On Mar 13, 4:30*am, wjhonson <wjhon... (AT) aol (DOT) com> wrote:
Quote:
You guys are just being silly now. *Do you really think that Google is
a candidate for this application?

I'm talking about bridging the great leap from flat file to SQL-type
databases, in PHP. *Right now PHP programmers only have limited file
support. *I'm only talking about giving them an option here. *Not
trying to build something that scales into the millions of
transactions.
Okay, point taken there. But all you are really going to do is create
a "flat file" that has record marks, field marks, value marks, etc and
a set of PHP functions to tear it all apart and put it back together.
In order to write it to the file you would have another issue, since
it will be a flat file you will have to create all the mid-level I/O
routine to read a block, if it overflows, write that block and a
pointer to the new block for overflow, etc. That's a lot of overhead
in I/O to do in PHP. Even reading it as a block is still a flat file
and you are reading logical "sectors" only you are calling them
"blocks." Basic concept is the same just you have to now block and
wait for the O/S to read the physical sectors. Then you have to do
all the bit fiddling and string parsing to figure out if you have the
right block or do you need to read the next block (overflow). At that
point it is a purely sequential search through overflow.

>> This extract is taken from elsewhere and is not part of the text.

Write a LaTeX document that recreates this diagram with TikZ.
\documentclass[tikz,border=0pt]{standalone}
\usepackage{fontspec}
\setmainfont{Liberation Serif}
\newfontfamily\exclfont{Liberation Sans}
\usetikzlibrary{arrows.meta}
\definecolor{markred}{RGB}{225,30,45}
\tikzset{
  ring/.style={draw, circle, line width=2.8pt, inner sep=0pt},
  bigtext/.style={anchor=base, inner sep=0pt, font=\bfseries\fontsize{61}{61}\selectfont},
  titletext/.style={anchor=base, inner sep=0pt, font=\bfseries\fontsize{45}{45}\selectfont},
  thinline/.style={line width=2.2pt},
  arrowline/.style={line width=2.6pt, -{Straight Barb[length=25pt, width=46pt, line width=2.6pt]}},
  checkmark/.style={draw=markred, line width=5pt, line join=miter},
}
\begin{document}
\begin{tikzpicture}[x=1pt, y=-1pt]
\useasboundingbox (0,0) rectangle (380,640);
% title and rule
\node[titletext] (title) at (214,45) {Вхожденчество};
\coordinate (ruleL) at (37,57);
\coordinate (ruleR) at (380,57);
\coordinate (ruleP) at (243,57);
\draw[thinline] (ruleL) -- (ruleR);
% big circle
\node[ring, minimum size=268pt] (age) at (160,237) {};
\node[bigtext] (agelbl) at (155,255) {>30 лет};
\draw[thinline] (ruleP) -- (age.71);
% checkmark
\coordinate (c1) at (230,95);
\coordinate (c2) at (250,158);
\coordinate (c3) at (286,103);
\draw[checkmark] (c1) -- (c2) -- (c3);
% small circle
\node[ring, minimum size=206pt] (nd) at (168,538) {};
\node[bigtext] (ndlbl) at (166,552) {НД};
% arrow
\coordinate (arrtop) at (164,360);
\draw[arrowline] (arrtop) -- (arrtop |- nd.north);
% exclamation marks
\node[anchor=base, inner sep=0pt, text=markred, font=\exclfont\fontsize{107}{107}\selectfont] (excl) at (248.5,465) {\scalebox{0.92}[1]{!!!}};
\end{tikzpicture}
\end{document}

I guess this is better than read/writing flat files myself, but sounds
like a lot of overhead for PHP to handle and if blows up during the
write of a block...wow...look out...GFE has returned. There's a lot
of things that have to be accounted for as a DBMS that will slow the
whole process down.

If someone needs to keep enough data to warrant a database, then they
need to learn to use a real database and not some hybrid solution that
allows them "bridge" the gap, just jump that gap and get it over with
as it will probably outgrow the "bridge" rather quickly anyway.

Just my nickels worth...

M<
Quote:
If we can introduce those non-MV PHP programmers *slowly* to the idea
of multivalue, that would help the entire marketplace, in my opinion.

Then if they want to "improve" their speed by using some "better" mv
database, it won't be a huge jump. *It will seem natural.